'''

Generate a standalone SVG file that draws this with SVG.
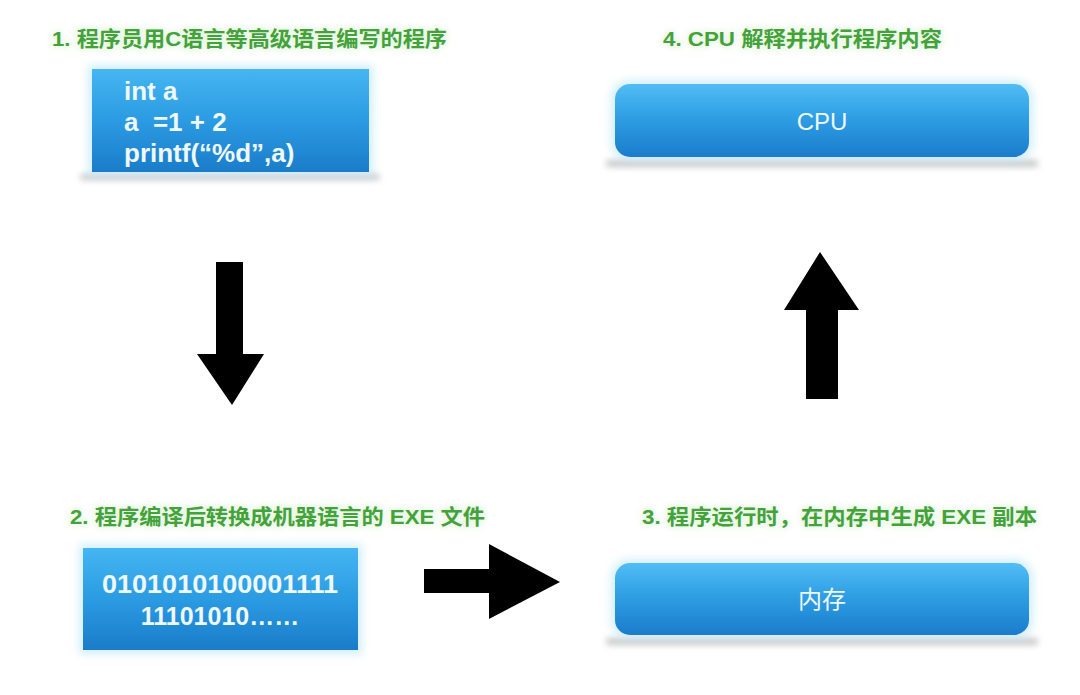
<svg xmlns="http://www.w3.org/2000/svg" width="1080" height="695" viewBox="0 0 1080 695">
<defs>
<linearGradient id="gBox" x1="0" y1="0" x2="0" y2="1">
<stop offset="0" stop-color="#45b6f2"/>
<stop offset="0.5" stop-color="#2b9be2"/>
<stop offset="1" stop-color="#1a7cc9"/>
</linearGradient>
<linearGradient id="gPill" x1="0" y1="0" x2="0" y2="1">
<stop offset="0" stop-color="#52bdf5"/>
<stop offset="0.45" stop-color="#2f9fe4"/>
<stop offset="1" stop-color="#1a7ccb"/>
</linearGradient>
<filter id="shadow" x="-10%" y="-100%" width="120%" height="300%">
<feGaussianBlur stdDeviation="3"/>
</filter>
<filter id="glow" x="-10%" y="-20%" width="120%" height="140%">
<feGaussianBlur stdDeviation="4"/>
</filter>
<filter id="tglow" x="-5%" y="-30%" width="110%" height="160%">
<feGaussianBlur stdDeviation="3"/>
</filter>
</defs>
<style>
.title{font-family:"Liberation Sans","Noto Sans CJK SC",sans-serif;font-weight:bold;font-size:21px;fill:#43a23a}
.tglow{font-family:"Liberation Sans","Noto Sans CJK SC",sans-serif;font-weight:bold;font-size:21px;fill:#e2f5dc;stroke:#eaf8e6;stroke-width:4}
.code{font-family:"Liberation Sans","Noto Sans CJK SC",sans-serif;font-weight:bold;font-size:26px;fill:#eef8ff;white-space:pre}
.bin{font-family:"Liberation Sans","Noto Sans CJK SC",sans-serif;font-weight:bold;font-size:25px;fill:#eef8ff}
.lbl{font-family:"Liberation Sans","Noto Sans CJK SC",sans-serif;font-size:24px;fill:#eef8ff}
.shd{fill:#9a9a9a;opacity:0.55}
.halo{fill:#bfe8fb;opacity:0.7}
.arrow{fill:#000000}
</style>
<rect width="1080" height="695" fill="#ffffff"/>

<g id="title1">
<text class="tglow" x="52" y="46" textLength="395" lengthAdjust="spacingAndGlyphs" filter="url(#tglow)">1. 程序员用C语言等高级语言编写的程序</text>
<text class="title" x="52" y="46" textLength="395" lengthAdjust="spacingAndGlyphs">1. 程序员用C语言等高级语言编写的程序</text>
</g>
<g id="title4">
<text class="tglow" x="663" y="46" textLength="279" lengthAdjust="spacingAndGlyphs" filter="url(#tglow)">4. CPU 解释并执行程序内容</text>
<text class="title" x="663" y="46" textLength="279" lengthAdjust="spacingAndGlyphs">4. CPU 解释并执行程序内容</text>
</g>
<g id="title2">
<text class="tglow" x="70" y="524" textLength="415" lengthAdjust="spacingAndGlyphs" filter="url(#tglow)">2. 程序编译后转换成机器语言的 EXE 文件</text>
<text class="title" x="70" y="524" textLength="415" lengthAdjust="spacingAndGlyphs">2. 程序编译后转换成机器语言的 EXE 文件</text>
</g>
<g id="title3">
<text class="tglow" x="642" y="524" textLength="395" lengthAdjust="spacingAndGlyphs" filter="url(#tglow)">3. 程序运行时，在内存中生成 EXE 副本</text>
<text class="title" x="642" y="524" textLength="395" lengthAdjust="spacingAndGlyphs">3. 程序运行时，在内存中生成 EXE 副本</text>
</g>

<g id="source-code">
<rect class="shd" x="80" y="174" width="300" height="6" rx="3" filter="url(#shadow)"/>
<rect class="halo" x="88" y="65" width="285" height="111" filter="url(#glow)"/>
<rect x="92" y="69" width="277" height="103" fill="url(#gBox)"/>
<text class="code" x="124" y="100">int a</text>
<text class="code" x="124" y="131">a  =1 + 2</text>
<text class="code" x="124" y="162">printf(“%d”,a)</text>
</g>

<g id="exe-file">
<rect class="halo" x="79" y="544" width="283" height="110" filter="url(#glow)"/>
<rect x="83" y="548" width="275" height="102" fill="url(#gBox)"/>
<text class="bin" x="220" y="593" text-anchor="middle" textLength="236" lengthAdjust="spacingAndGlyphs">0101010100001111</text>
<text class="bin" x="220" y="625" text-anchor="middle">11101010……</text>
</g>

<g id="cpu">
<rect class="shd" x="606" y="160" width="432" height="7" rx="3" filter="url(#shadow)"/>
<rect class="halo" x="611" y="80" width="422" height="81" rx="18" filter="url(#glow)"/>
<rect x="615" y="84" width="414" height="73" rx="15" fill="url(#gPill)"/>
<text class="lbl" x="822" y="130" text-anchor="middle">CPU</text>
</g>

<g id="memory">
<rect class="shd" x="606" y="638" width="432" height="7" rx="3" filter="url(#shadow)"/>
<rect class="halo" x="611" y="559" width="422" height="80" rx="18" filter="url(#glow)"/>
<rect x="615" y="563" width="414" height="72" rx="15" fill="url(#gPill)"/>
<text class="lbl" x="822" y="608" text-anchor="middle">内存</text>
</g>

<g id="connectors">
<polygon class="arrow" points="216,262 243,262 243,354 264,354 232,405 197,354 216,354"/>
<polygon class="arrow" points="424,569 489,569 489,544 560,582 489,619 489,593 424,593"/>
<polygon class="arrow" points="806,399 838,399 838,310 859,310 820,252 784,310 806,310"/>
</g>
</svg>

'''

▶ [EXERCISE REQUIREMENTS]:
Find every line that holds "file" and copy it.

▶ [TASK RESULT]:
Generate a standalone SVG file that draws this with SVG.
<g id="exe-file">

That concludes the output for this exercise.